By the end of the summer term Sophie had moved her position entirely
and was now happy to give home-schooling 'a go'. We took them out
of school provisionally for a year and held our breath...
Two and a half years later they're still out of school. Two and
a half years later and I find myself scratching my head because
somehow I seem to have just as much time as I ever had - in fact
I possibly have more time now. Perhaps one of the main reasons for
this is the relaxed routine we now enjoy as a family in our new-found
freedom from the limiting strictures of the school day.
As importantly as being able to 'have a life', my feelings of self-worth
as a man, father, husband, playfellow to my children etc have increased
beyond all measure. How much is that worth? Priceless I believe.
In fact the more this 'one year' experiment continues, the clearer
I am that home education is every bit as much for the parent(s).
It is probably one of the best therapy courses in existence. And
of course, the happier and more fulfilled mum and dad feel, the
more likely it is that the family environment will become the safe,
nurturing, uplifting space in which children can fulfil their highest
potential.
Where will it go? I haven't got a clue. This is a classic case
of a 'work in progress'. And for once I'm okay with that, which
is no small thing considering my conditioning to achieve 'results'.
At last I'm not needing to see an end result because I'm beginning
to understand what many philosophers have written of - that life
is all about the journey. And by challenging my ego to put up with
the daily 'trivia' of playing with and learning alongside children,
I am finally becoming a conscious participant on that journey.
A few points to end on:-
- I received a public school education - Winnie went to a high-achieving
grammar school.

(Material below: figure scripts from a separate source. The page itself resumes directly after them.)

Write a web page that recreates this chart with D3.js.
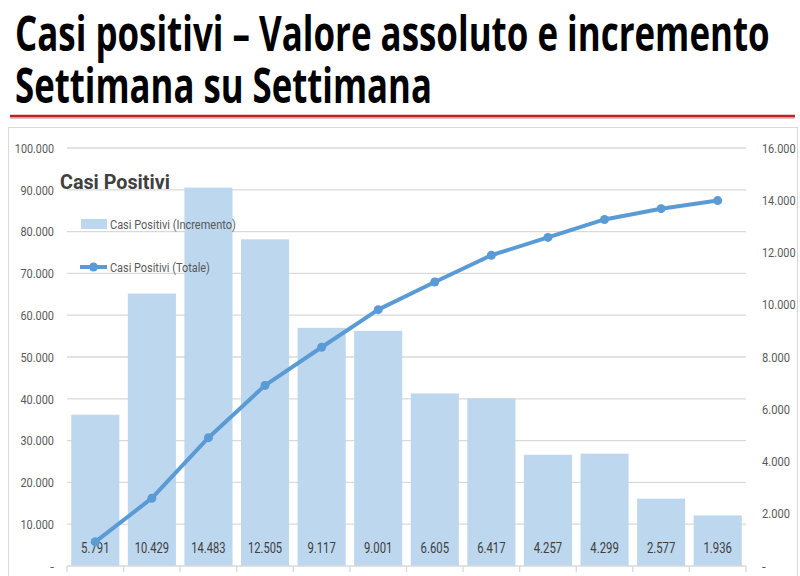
<!DOCTYPE html>
<html>
<head>
<meta charset="utf-8">
<script src="https://cdn.jsdelivr.net/npm/d3@7"></script>
<style>
body { margin: 0; background: #fff; }
.title { font-family: "Open Sans", sans-serif; font-weight: 700; fill: #000; }
.lbl { font-family: "Liberation Sans Narrow", "Roboto", sans-serif; fill: #595959; }
.grid { stroke: #d9d9d9; stroke-width: 1.3px; }
.bar { fill: #bdd7ee; }
.total { fill: none; stroke: #5b9bd5; stroke-width: 4px; stroke-linejoin: round; }
.dot { fill: #5b9bd5; }
</style>
</head>
<body>
<svg id="chart" width="800" height="576"></svg>
<script>
// settimane (etichette asse x non visibili nell'immagine)
var weeks = ["S1", "S2", "S3", "S4", "S5", "S6", "S7", "S8", "S9", "S10", "S11", "S12"];
// incremento settimanale (asse destro)
var incremento = [5791, 10429, 14483, 12505, 9117, 9001, 6605, 6417, 4257, 4299, 2577, 1936];
// totale casi positivi (asse sinistro)
var totale = [5791, 16220, 30703, 43208, 52325, 61326, 67931, 74348, 78605, 82904, 85481, 87417];
var leftTicks = [0, 10000, 20000, 30000, 40000, 50000, 60000, 70000, 80000, 90000, 100000];
var rightTicks = [0, 2000, 4000, 6000, 8000, 10000, 12000, 14000, 16000];

var svg = d3.select("#chart");

// thousands with dot, zero as "-"
var fmt = function(v) {
    if (v === 0) return "-";
    return d3.format(",")(v).replace(/,/g, ".");
};

// squeeze a text horizontally to a given width (no condensed font installed),
// scaling around its own anchor x
function squeeze(sel, widthFn) {
    sel.each(function(d, i) {
        var t = d3.select(this);
        var w = typeof widthFn === "function" ? widthFn(d, i) : widthFn;
        var len = this.getComputedTextLength();
        if (!len || !w) return;
        var s = w / len;
        var x0 = +t.attr("x");
        t.attr("transform", "translate(" + x0 + ",0) scale(" + s + ",1) translate(" + (-x0) + ",0)");
    });
}
var numWidth = function(v) {
    return v === 0 ? 0 : fmt(v).length * 5.6;
};

// title
svg.append("text").attr("class", "title")
    .attr("x", 15).attr("y", 51)
    .attr("font-size", 49)
    .text("Casi positivi – Valore assoluto e incremento")
    .call(squeeze, 755);
svg.append("text").attr("class", "title")
    .attr("x", 15).attr("y", 103)
    .attr("font-size", 49)
    .text("Settimana su Settimana")
    .call(squeeze, 417);

svg.append("line")
    .attr("x1", 10).attr("x2", 795).attr("y1", 117).attr("y2", 117)
    .attr("stroke", "#e8c0c0").attr("stroke-width", 4);
svg.append("line")
    .attr("x1", 10).attr("x2", 795).attr("y1", 116).attr("y2", 116)
    .attr("stroke", "#b8242a").attr("stroke-width", 2.5);

// chart panel
svg.append("rect")
    .attr("x", 8.5).attr("y", 127.5).attr("width", 789).attr("height", 460)
    .attr("fill", "#fff").attr("stroke", "#d9d9d9").attr("stroke-width", 1);

var x = d3.scaleBand()
    .domain(weeks)
    .range([67, 746])
    .paddingInner(0.15)
    .paddingOuter(0.075);

var yL = d3.scaleLinear().domain([0, 100000]).range([566, 148]);
var yR = d3.scaleLinear().domain([0, 16000]).range([566, 148]);

// gridlines
svg.append("g").selectAll("line")
    .data(leftTicks.slice(1))
    .join("line")
    .attr("class", "grid")
    .attr("x1", 67).attr("x2", 746)
    .attr("y1", function(d) { return yL(d); })
    .attr("y2", function(d) { return yL(d); });

// left axis labels
svg.append("g").selectAll("text")
    .data(leftTicks)
    .join("text")
    .attr("class", "lbl")
    .attr("x", 54)
    .attr("y", function(d) { return yL(d); })
    .attr("dy", "0.35em")
    .attr("text-anchor", "end")
    .attr("font-size", 13.5)
    .text(fmt)
    .call(squeeze, numWidth);

// right axis labels
svg.append("g").selectAll("text")
    .data(rightTicks)
    .join("text")
    .attr("class", "lbl")
    .attr("x", 762)
    .attr("y", function(d) { return yR(d); })
    .attr("dy", "0.35em")
    .attr("font-size", 13.5)
    .text(fmt)
    .call(squeeze, numWidth);

// bars (incremento, asse destro)
svg.append("g").selectAll("rect")
    .data(incremento)
    .join("rect")
    .attr("class", "bar")
    .attr("x", function(d, i) { return x(weeks[i]); })
    .attr("width", x.bandwidth())
    .attr("y", function(d) { return yR(d); })
    .attr("height", function(d) { return yR(0) - yR(d); });

// x axis line + ticks
var xAxis = svg.append("g");
xAxis.append("line")
    .attr("x1", 67).attr("x2", 746).attr("y1", 566).attr("y2", 566)
    .attr("stroke", "#d9d9d9").attr("stroke-width", 1.3);
xAxis.selectAll("line.tick")
    .data(d3.range(weeks.length + 1))
    .join("line")
    .attr("class", "tick")
    .attr("x1", function(i) { return 67 + i * x.step(); })
    .attr("x2", function(i) { return 67 + i * x.step(); })
    .attr("y1", 566).attr("y2", 572)
    .attr("stroke", "#d9d9d9").attr("stroke-width", 1.3);

// bar value labels
svg.append("g").selectAll("text")
    .data(incremento)
    .join("text")
    .attr("class", "lbl")
    .attr("x", function(d, i) { return x(weeks[i]) + x.bandwidth() / 2; })
    .attr("y", 548)
    .attr("dy", "0.35em")
    .attr("text-anchor", "middle")
    .attr("font-size", 14.5)
    .style("fill", "#404040")
    .text(fmt)
    .call(squeeze, function(d) { return fmt(d).length * 5.7; });

// line (totale, asse sinistro)
var line = d3.line()
    .x(function(d, i) { return x(weeks[i]) + x.bandwidth() / 2; })
    .y(function(d) { return yL(d); });

svg.append("path")
    .datum(totale)
    .attr("class", "total")
    .attr("d", line);

svg.append("g").selectAll("circle")
    .data(totale)
    .join("circle")
    .attr("class", "dot")
    .attr("cx", function(d, i) { return x(weeks[i]) + x.bandwidth() / 2; })
    .attr("cy", function(d) { return yL(d); })
    .attr("r", 4.5);

// legend
var lg = svg.append("g");
lg.append("text").attr("class", "lbl")
    .attr("x", 60).attr("y", 182).attr("dy", "0.35em")
    .attr("font-size", 20).attr("font-weight", 700)
    .style("fill", "#404040")
    .text("Casi Positivi")
    .call(squeeze, 110);
lg.append("rect")
    .attr("class", "bar")
    .attr("x", 81).attr("y", 219).attr("width", 26).attr("height", 10);
lg.append("text").attr("class", "lbl")
    .attr("x", 110).attr("y", 224).attr("dy", "0.35em")
    .attr("font-size", 13.5)
    .text("Casi Positivi (Incremento)")
    .call(squeeze, 126);
lg.append("line")
    .attr("class", "total")
    .attr("x1", 80).attr("x2", 107).attr("y1", 267).attr("y2", 267);
lg.append("circle")
    .attr("class", "dot")
    .attr("cx", 93.5).attr("cy", 267).attr("r", 4.5);
lg.append("text").attr("class", "lbl")
    .attr("x", 110).attr("y", 267).attr("dy", "0.35em")
    .attr("font-size", 13.5)
    .text("Casi Positivi (Totale)")
    .call(squeeze, 100);
</script>
</body>
</html>
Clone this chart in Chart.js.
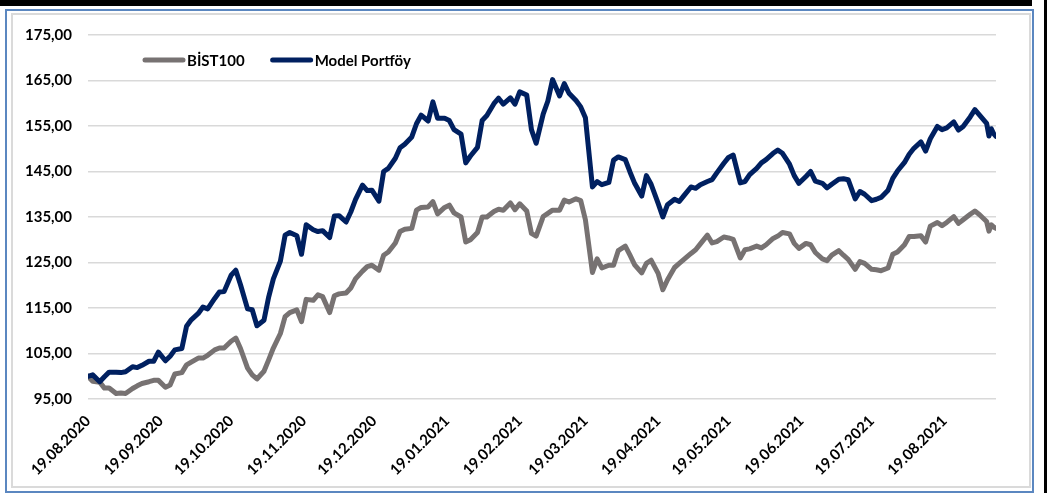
<!DOCTYPE html>
<html>
<head>
<meta charset="utf-8">
<script src="https://cdn.jsdelivr.net/npm/chart.js@4.4.0/dist/chart.umd.min.js"></script>
<style>
html,body{margin:0;padding:0;background:#fff;}
#wrap{position:relative;width:1049px;height:503px;overflow:hidden;background:#fff;}
.topbar{position:absolute;left:0;top:0;width:1032px;height:6px;background:#000;}
.rightbar{position:absolute;left:1044px;top:0;width:3px;height:493px;background:#000;}
.outer{position:absolute;left:5px;top:9px;width:1029px;height:484px;border:2px solid #5b87c0;box-sizing:border-box;}
.inner{position:absolute;left:11px;top:13px;width:1020px;height:475px;border:2px solid #dadada;box-sizing:border-box;}
canvas{position:absolute;left:0;top:0;}
</style>
</head>
<body>
<div id="wrap">
  <div class="topbar"></div>
  <div class="rightbar"></div>
  <div class="outer"></div>
  <div class="inner"></div>
  <canvas id="c" width="1049" height="503"></canvas>
</div>
<script>
// ---- DATA ----
const dates = [
"19.08.2020","21.08.2020","24.08.2020","26.08.2020","28.08.2020","31.08.2020",
"02.09.2020","04.09.2020","07.09.2020","09.09.2020","11.09.2020","14.09.2020",
"16.09.2020","18.09.2020","21.09.2020","23.09.2020","25.09.2020","28.09.2020",
"30.09.2020","02.10.2020","05.10.2020","07.10.2020","09.10.2020","12.10.2020",
"14.10.2020","16.10.2020","19.10.2020","21.10.2020","23.10.2020","26.10.2020",
"28.10.2020","30.10.2020","02.11.2020","04.11.2020","06.11.2020","09.11.2020",
"11.11.2020","13.11.2020","16.11.2020","18.11.2020","20.11.2020","23.11.2020",
"25.11.2020","27.11.2020","30.11.2020","02.12.2020","04.12.2020","07.12.2020",
"09.12.2020","11.12.2020","14.12.2020","16.12.2020","18.12.2020","21.12.2020",
"23.12.2020","25.12.2020","28.12.2020","30.12.2020","01.01.2021","04.01.2021",
"06.01.2021","08.01.2021","11.01.2021","13.01.2021","15.01.2021","18.01.2021",
"20.01.2021","22.01.2021","25.01.2021","27.01.2021","29.01.2021","01.02.2021",
"03.02.2021","05.02.2021","08.02.2021","10.02.2021","12.02.2021","15.02.2021",
"17.02.2021","19.02.2021","22.02.2021","24.02.2021","26.02.2021","01.03.2021",
"03.03.2021","05.03.2021","08.03.2021","10.03.2021","12.03.2021","15.03.2021",
"17.03.2021","19.03.2021","22.03.2021","24.03.2021","26.03.2021","29.03.2021",
"31.03.2021","02.04.2021","05.04.2021","07.04.2021","09.04.2021","12.04.2021",
"14.04.2021","16.04.2021","19.04.2021","21.04.2021","23.04.2021","26.04.2021",
"28.04.2021","30.04.2021","03.05.2021","05.05.2021","07.05.2021","10.05.2021",
"12.05.2021","14.05.2021","17.05.2021","19.05.2021","21.05.2021","24.05.2021",
"26.05.2021","28.05.2021","31.05.2021","02.06.2021","04.06.2021","07.06.2021",
"09.06.2021","11.06.2021","14.06.2021","16.06.2021","18.06.2021","21.06.2021",
"23.06.2021","25.06.2021","28.06.2021","30.06.2021","02.07.2021","05.07.2021",
"07.07.2021","09.07.2021","12.07.2021","14.07.2021","16.07.2021","19.07.2021",
"21.07.2021","23.07.2021","26.07.2021","28.07.2021","30.07.2021","02.08.2021",
"04.08.2021","06.08.2021","09.08.2021","11.08.2021","13.08.2021","16.08.2021",
"18.08.2021","20.08.2021","23.08.2021","25.08.2021","27.08.2021","30.08.2021",
"01.09.2021","03.09.2021","06.09.2021","07.09.2021","08.09.2021","09.09.2021","10.09.2021"
];

const bist100 = [
100.0,98.9,98.7, 97.4,97.4,96.2, 96.3,96.2,97.3, 97.9,98.4,98.8,
99.1,99.1,97.6, 98.1,100.5,100.8, 102.5,103.1,104.0, 104.0,104.6,105.8,
106.2,106.2,107.7, 108.4,106.1,101.8, 100.3,99.4,101.1, 103.6,106.2,109.4,
113.1,114.0,114.6, 112.0,116.9,116.7, 117.9,117.5,114.0, 117.7,118.1,118.3,
119.4,121.4,123.1, 124.1,124.4,123.3, 126.6,127.3,129.3, 131.8,132.3,132.5,
136.5,137.1,137.2, 138.4,135.7,137.1, 137.6,135.9,135.0, 129.5,130.0,131.6,
135.0,135.0,136.2, 136.7,136.5,138.1, 136.6,137.9,136.3, 131.4,130.8,135.1,
135.8,136.5,136.5, 138.7,138.3,139.0, 138.6,134.4,122.8, 125.8,123.8,124.4,
124.4,127.6,128.6, 126.6,124.5,122.7, 124.8,125.5,122.6, 119.0,121.2,123.9,
124.8,125.7,127.0, 127.8,129.1,131.0, 129.3,129.6,130.6, 130.4,130.1,126.0,
127.8,128.0,128.6, 128.2,128.9,130.3, 130.8,131.6,131.3, 129.2,128.1,129.2,
128.9,127.2,125.8, 125.4,126.6,127.6, 126.6,125.7,123.5, 125.2,124.8,123.5,
123.4,123.2,123.8, 126.8,127.3,128.9, 130.7,130.7,130.9, 129.5,133.0,133.8,
133.1,133.8,135.1, 133.6,134.4,135.6, 136.3,135.5,134.0, 131.9,133.3,132.8,132.5
];

const modelPortfoy = [
100.0,100.3,98.8, 99.9,100.9,100.9, 100.8,101.0,102.1, 101.9,102.4,103.3,
103.3,105.3,103.4, 104.4,105.8,106.1, 111.0,112.4,113.8, 115.2,114.8,117.1,
118.5,118.6,122.2, 123.3,120.1,114.8, 114.6,111.1,112.3, 117.4,121.4,125.3,
131.0,131.6,130.9, 126.8,133.3,132.2, 131.8,132.0,130.5, 135.2,135.3,133.9,
136.1,138.8,142.0, 140.8,140.9,138.5, 145.0,145.7,147.9, 150.2,151.0,152.6,
155.5,157.4,156.1, 160.3,156.7,156.7, 156.2,154.2,153.2, 146.9,148.4,150.3,
156.2,157.3,159.9, 161.1,159.8,161.2, 159.8,162.5,161.8, 154.2,151.2,157.6,
160.5,165.2,161.6, 164.3,162.2,160.6, 159.2,156.8,141.6, 142.8,142.1,142.6,
147.5,148.2,147.6, 144.9,142.4,139.6, 144.1,142.2,138.0, 135.0,137.7,138.9,
138.4,139.7,141.6, 141.3,142.1,142.8, 143.2,144.7,146.8, 148.1,148.6,142.5,
142.8,144.3,145.7, 146.9,147.6,149.0, 149.7,149.0,146.6, 144.1,142.4,143.9,
145.0,142.9,142.4, 141.4,142.2,143.3, 143.4,143.2,139.0, 140.6,140.0,138.6,
138.9,139.3,140.9, 143.5,145.1,147.0, 148.8,150.1,151.5, 149.5,152.2,154.9,
154.2,154.6,155.9, 154.1,154.9,157.0, 158.6,157.4,155.6, 152.8,154.4,153.3,152.7
];

const seriesNames = ["BİST100", "Model Portföy"];
const seriesColors = ["#777272", "#002060"];

const xTickLabels = [
"19.08.2020","19.09.2020","19.10.2020","19.11.2020","19.12.2020","19.01.2021",
"19.02.2021","19.03.2021","19.04.2021","19.05.2021","19.06.2021","19.07.2021","19.08.2021"
];

const yMin = 95, yMax = 175, yStep = 10;

// ---- helpers ----
const dayMs = 86400000;
function parseDay(s) {
  const [d, m, y] = s.split(".").map(Number);
  return Math.round(Date.UTC(y, m - 1, d) / dayMs);
}
const xs = dates.map(parseDay);
const tickDays = xTickLabels.map(parseDay);
const toPoints = vals => vals.map((v, i) => ({ x: xs[i], y: v }));

const FONT = "Lato";

const insideLegend = {
  id: "insideLegend",
  afterDraw(chart) {
    const ctx = chart.ctx, ca = chart.chartArea;
    let x = ca.left + 57;
    const y = ca.top + 25;
    ctx.save();
    ctx.font = "bold 15px " + FONT;
    ctx.textBaseline = "middle";
    ctx.textAlign = "left";
    [0, 1].forEach(i => {
      const ds = chart.data.datasets[i];
      ctx.strokeStyle = ds.borderColor;
      ctx.lineWidth = 5;
      ctx.lineCap = "round";
      ctx.beginPath();
      ctx.moveTo(x, y);
      ctx.lineTo(x + 38, y);
      ctx.stroke();
      ctx.fillStyle = "#000";
      ctx.fillText(ds.label, x + 42, y + 1);
      x += 42 + ctx.measureText(ds.label).width + 28;
    });
    ctx.restore();
  }
};

new Chart(document.getElementById("c"), {
  type: "line",
  data: {
    datasets: [
      { label: seriesNames[0], data: toPoints(bist100), borderColor: seriesColors[0], backgroundColor: seriesColors[0], order: 2 },
      { label: seriesNames[1], data: toPoints(modelPortfoy), borderColor: seriesColors[1], backgroundColor: seriesColors[1], order: 1 }
    ]
  },
  options: {
    responsive: false,
    animation: false,
    devicePixelRatio: 1,
    layout: { padding: { left: 0, right: 53, top: 35, bottom: 0 } },
    elements: {
      line: { borderWidth: 5, tension: 0, borderJoinStyle: "round", borderCapStyle: "round" },
      point: { radius: 0, hoverRadius: 0 }
    },
    plugins: { legend: { display: false }, tooltip: { enabled: false } },
    scales: {
      x: {
        type: "linear",
        min: xs[0],
        max: xs[xs.length - 1],
        grid: { display: false },
        border: { display: false },
        afterFit: s => { s.height = 104; },
        afterBuildTicks: s => { s.ticks = tickDays.map(v => ({ value: v })); },
        ticks: {
          autoSkip: false,
          maxRotation: 45,
          minRotation: 45,
          padding: 5,
          color: "#000",
          font: { family: FONT, weight: "bold", size: 15 },
          callback: v => { const i = tickDays.indexOf(v); return i >= 0 ? xTickLabels[i] : ""; }
        }
      },
      y: {
        min: yMin,
        max: yMax,
        grid: { color: "#d9d9d9", lineWidth: 1.5, drawTicks: false },
        border: { display: false },
        afterFit: s => { s.width = 88; },
        ticks: {
          stepSize: yStep,
          padding: 16,
          color: "#000",
          font: { family: FONT, weight: "bold", size: 15 },
          callback: v => v.toFixed(2).replace(".", ",")
        }
      }
    }
  },
  plugins: [insideLegend]
});
</script>
</body>
</html>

We both feel that Anna and Sophie have already
experienced as many things relevant to 'real life' in their two
and a half years of home-ed as we did in our whole school careers.
- Our families, almost without exception, believed us to be mad.
Taking the decision was in many ways frightening, going against
convention as it did. But somehow listening to our children and
letting them guide us has given us the confidence to experiment.
Doubters may well remain doubting for the rest of their lives
(after all even if our girls become 'captains of industry' the
argument can still be thrown at us of 'well yes, but imagine how
much better they would have done if they had gone to school')
- we have to learn to accept their judgements even if we don't
agree with them.
- People often think you need money for home-schooling - 'it's
a middle class thing'. Well yes, we both had middle class upbringings.
But no, we do not have pots of money. Since 1996 we have been
personal change consultants, until very recently on a donations-only
basis. We have no savings, we don't own a house and we live literally
from month to month. We try to trust that if we're following our
hearts, if we are 'listening' to our truth, we'll get provided
with what we need. We have not really wanted for anything as a
family and home education has been anything but a drain on the
family's resources.
- I had heard it said that you can't stop a child learning and
you can't stop a child being sociable. Now I'm one of the people
saying it; the thing is, now I'm not quoting it from a book or
a story, I'm simply speaking my truth based on my experience.
- I feel that I am a more complete man as a result of entering
even more fully into the world of children. I experience frustration,
anger, tears, hurting, joy, elation and impatience at levels I
had never been to before.
- Home-schooling can involve a timetable, but it doesn't have
to; it can involve a curriculum, but it doesn't have to; it can
involve tutors, 'play dates', organised activities and meetings,
but it doesn't have to. Put simply - there are no rules and the
only wrong way of doing it seems to be when we stop listening
to our children and start to impose upon them the things that
we think they need. They're the teachers, we're the pupils.